Wednesday, October 25, 2006

Adam's blogbox: the banality of harm - a psychological profile of George Bush

This past weekend, I caught the last fifteen minutes of what looked like a long interview with President Bush by Bill O’Reilly on Fox.

This was a different president from what I’ve seen before. He was with one of his own: a fellow far-right conservative. He smiled a lot. He spoke in an unbuttoned, less guarded way than usual, although he was still the typically defensive politician who refused to be drawn into any controversy not of his own making. He ducked a few questions – “what interrogation methods are we talking about?” and “is waterboarding torture?” – but this was all part of the expected, quotidian cat-and-mouse pantomime of a politician playing the media. He was enjoying himself. His answers shot out easily. Conveniently, all his answers were rote. One had heard them before. (This habit gives Bush the quality of a wind-up doll.
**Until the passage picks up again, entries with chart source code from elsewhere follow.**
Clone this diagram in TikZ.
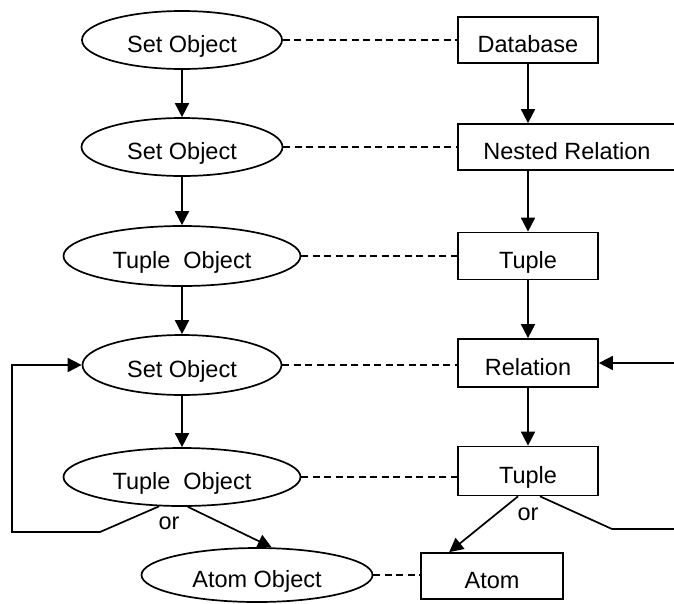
\documentclass[tikz,border=0pt]{standalone}
\usepackage{fontspec}
\setmainfont{Liberation Sans}
\usetikzlibrary{shapes.geometric,arrows.meta}
\begin{document}
\begin{tikzpicture}[x=1pt,y=-1pt,
  every node/.style={font=\fontsize{23.5}{28}\selectfont},
  box/.style={draw, line width=1.7pt, text height=24pt, text depth=0pt, inner sep=0pt},
  obj/.style={box, ellipse, minimum height=58pt},
  rel/.style={box, rectangle, minimum width=140pt, minimum height=47pt},
  link/.style={line width=1.7pt, dash pattern=on 7pt off 4.5pt},
  flow/.style={line width=1.7pt, -{Triangle[length=14pt,width=14pt]}},
  plain/.style={line width=1.7pt},
]
\useasboundingbox (0,0) rectangle (674,603);

% object side
\node[obj, minimum width=200pt] (so1) at (182,40) {Set Object};
\node[obj, minimum width=201pt] (so2) at (182,147) {Set Object};
\node[obj, minimum width=237pt, minimum height=60pt] (to1) at (182,256) {Tuple\hspace{0.55em}Object};
\node[obj, minimum width=199pt, minimum height=60pt] (so3) at (182,365) {Set Object};
\node[obj, minimum width=237pt] (to2) at (182,477) {Tuple\hspace{0.55em}Object};
\node[obj, minimum width=231pt, minimum height=54pt] (ao) at (257,575) {Atom Object};

% relational side
\node[rel, minimum height=46pt] (db) at (528,40) {Database};
\node[rel, minimum width=218pt, minimum height=46pt] (nr) at (567,147) {Nested Relation};
\node[rel] (tp1) at (528,256) {Tuple};
\node[rel, minimum height=48pt] (rl) at (528,363) {Relation};
\node[rel, minimum height=49pt] (tp2) at (528,471) {Tuple};
\node[rel, minimum width=142pt, minimum height=46pt] (at) at (492,576) {Atom};

% correspondences
\draw[link] (so1.east) -- (so1.east -| db.west);
\draw[link] (so2.east) -- (so2.east -| nr.west);
\draw[link] (to1.east) -- (to1.east -| tp1.west);
\draw[link] (so3.east) -- (so3.east -| rl.west);
\draw[link] (to2.east) -- (to2.east -| tp2.west);
\draw[link] (ao.east) -- (ao.east -| at.west);

% nesting, object side
\draw[flow] (so1) -- (so2);
\draw[flow] (so2) -- (to1);
\draw[flow] (to1) -- (so3);
\draw[flow] (so3) -- (to2);
\draw[flow] (to2.281) -- (ao.62);
\coordinate (lb) at (100,532);
\coordinate (lc) at (12,532);
\draw[flow] (to2.232) -- (lb) -- (lc) -- (lc |- so3.west) -- (so3.west);
\node (or1) at (169,523) {or};

% nesting, relational side
\draw[flow] (db.south) -- (db.south |- nr.north);
\draw[flow] (nr.south -| tp1.north) -- (tp1.north);
\draw[flow] (tp1) -- (rl);
\draw[flow] (rl) -- (tp2);
\draw[flow] ([xshift=-10pt]tp2.south) -- ([xshift=29pt]at.north west);
\coordinate (rb) at (612,529);
\coordinate (rc) at (680,529);
\draw[plain] ([xshift=12pt]tp2.south) -- (rb) -- (rc);
\coordinate (ra) at (680,363);
\draw[flow] (ra) -- (ra -| rl.east);
\node (or2) at (528,514) {or};
\end{tikzpicture}
\end{document}
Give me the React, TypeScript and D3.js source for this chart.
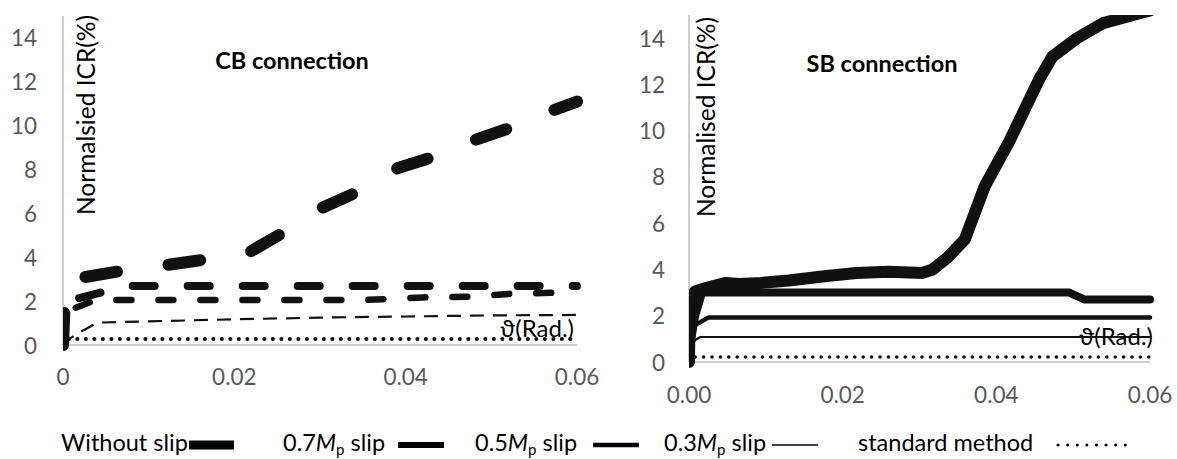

It can also make him a total bore. Question: has America become as boring as our President?)

Nevertheless, what I saw changed my whole view of Bush and his presidency.

For one, I’d never seen him this real before. Here at last he was appearing as himself. The actual Oz. Authentic. What you saw was who he was. All natural, relaxed and friendly, shooting the breeze with a confidant. In this informal atmosphere, one big difference stood out between him and any other current politician of a similar standing -- Bill Clinton, Al Gore, Jimmy Carter, John Kerry, John Edwards, John McCain, Hillary Clinton, Tony Blair.

A Big Bang difference. A cosmic gulf.

Bush was a gulf away from them because of this one big thing: he came across as utterly unsophisticated. He was to a different manor -- nay, universe -- born. So much so, he bordered on the simple-minded. He conversed on the level of a high-school C student. My companion was so disgusted by what she referred to as this “low-end” quality that she left the room.

Maybe it was because Bill O’Reilly ain’t all that sophisticated himself. Still, O’Reilly looked like the smarter guy, which was pretty bizarre, given that Bush is the president.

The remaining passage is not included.